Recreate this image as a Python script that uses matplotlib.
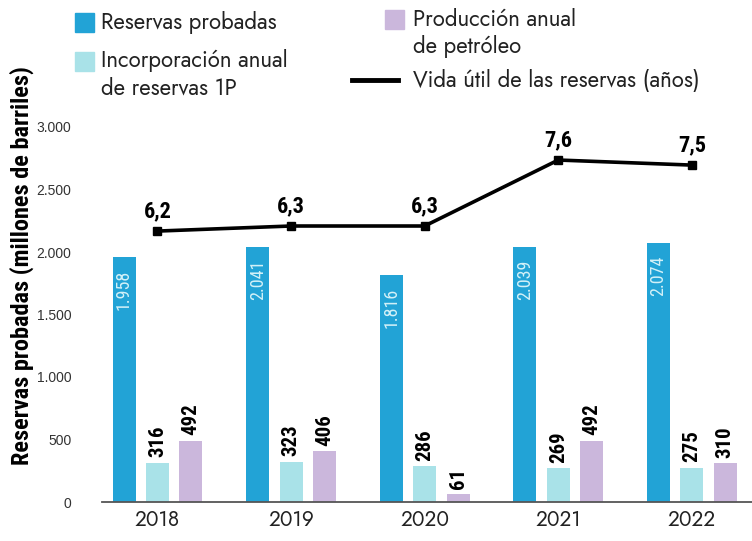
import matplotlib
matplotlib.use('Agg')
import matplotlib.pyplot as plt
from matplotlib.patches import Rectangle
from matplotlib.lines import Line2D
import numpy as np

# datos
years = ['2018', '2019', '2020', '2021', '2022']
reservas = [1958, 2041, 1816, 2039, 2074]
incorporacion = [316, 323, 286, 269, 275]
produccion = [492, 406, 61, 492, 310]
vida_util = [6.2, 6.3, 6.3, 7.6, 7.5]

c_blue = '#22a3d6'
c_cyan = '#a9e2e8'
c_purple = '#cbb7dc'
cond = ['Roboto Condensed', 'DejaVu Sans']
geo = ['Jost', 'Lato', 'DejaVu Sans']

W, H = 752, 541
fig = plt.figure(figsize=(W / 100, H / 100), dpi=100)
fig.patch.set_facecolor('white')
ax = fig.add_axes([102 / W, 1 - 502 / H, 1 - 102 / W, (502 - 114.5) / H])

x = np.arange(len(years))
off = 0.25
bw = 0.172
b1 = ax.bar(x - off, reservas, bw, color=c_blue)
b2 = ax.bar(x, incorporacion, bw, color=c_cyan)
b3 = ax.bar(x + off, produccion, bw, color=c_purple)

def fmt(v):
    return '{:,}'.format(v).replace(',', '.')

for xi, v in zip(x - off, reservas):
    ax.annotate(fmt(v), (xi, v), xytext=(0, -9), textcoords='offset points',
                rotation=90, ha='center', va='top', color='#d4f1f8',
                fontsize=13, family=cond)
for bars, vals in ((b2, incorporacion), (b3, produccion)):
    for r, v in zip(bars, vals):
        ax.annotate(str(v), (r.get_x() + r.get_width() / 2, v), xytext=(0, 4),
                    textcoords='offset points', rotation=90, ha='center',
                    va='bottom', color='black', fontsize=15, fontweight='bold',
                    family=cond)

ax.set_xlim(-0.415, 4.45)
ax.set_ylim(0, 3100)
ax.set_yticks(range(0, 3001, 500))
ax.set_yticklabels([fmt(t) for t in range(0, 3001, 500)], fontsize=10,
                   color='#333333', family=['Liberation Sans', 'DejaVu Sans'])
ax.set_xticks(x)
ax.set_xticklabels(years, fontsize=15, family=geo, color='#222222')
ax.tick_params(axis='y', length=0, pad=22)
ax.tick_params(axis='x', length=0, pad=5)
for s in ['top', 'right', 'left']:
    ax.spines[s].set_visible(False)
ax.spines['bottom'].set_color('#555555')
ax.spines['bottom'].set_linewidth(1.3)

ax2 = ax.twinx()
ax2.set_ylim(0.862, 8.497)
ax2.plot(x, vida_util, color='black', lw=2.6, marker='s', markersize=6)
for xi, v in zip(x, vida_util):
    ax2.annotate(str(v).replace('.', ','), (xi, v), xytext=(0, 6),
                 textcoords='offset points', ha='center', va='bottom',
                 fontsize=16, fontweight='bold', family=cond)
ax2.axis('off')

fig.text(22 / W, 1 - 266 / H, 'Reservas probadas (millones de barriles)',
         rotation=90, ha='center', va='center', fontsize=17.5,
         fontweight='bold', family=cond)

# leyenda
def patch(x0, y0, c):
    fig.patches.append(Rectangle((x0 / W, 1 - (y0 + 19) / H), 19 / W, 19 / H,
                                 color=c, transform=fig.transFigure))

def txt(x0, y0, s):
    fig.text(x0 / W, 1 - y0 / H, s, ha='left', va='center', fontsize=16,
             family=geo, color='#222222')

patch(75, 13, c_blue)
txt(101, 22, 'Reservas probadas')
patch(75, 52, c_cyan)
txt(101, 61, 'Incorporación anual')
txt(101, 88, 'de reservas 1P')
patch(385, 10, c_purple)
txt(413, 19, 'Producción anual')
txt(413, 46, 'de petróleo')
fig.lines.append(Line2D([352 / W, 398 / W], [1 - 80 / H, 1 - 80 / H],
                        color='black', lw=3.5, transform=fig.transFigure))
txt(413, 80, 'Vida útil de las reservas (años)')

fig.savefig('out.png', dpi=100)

____________________

Write out nothing but the lines from the start of the data through the line with "vida_util = [6.2, 6.3, 6.3, 7.6, 7.5]". Leave out the pictures.

• **THE COMPLETED TASK**
Recreate this image as a Python script that uses matplotlib.
import matplotlib
matplotlib.use('Agg')
import matplotlib.pyplot as plt
from matplotlib.patches import Rectangle
from matplotlib.lines import Line2D
import numpy as np

# datos
years = ['2018', '2019', '2020', '2021', '2022']
reservas = [1958, 2041, 1816, 2039, 2074]
incorporacion = [316, 323, 286, 269, 275]
produccion = [492, 406, 61, 492, 310]
vida_util = [6.2, 6.3, 6.3, 7.6, 7.5]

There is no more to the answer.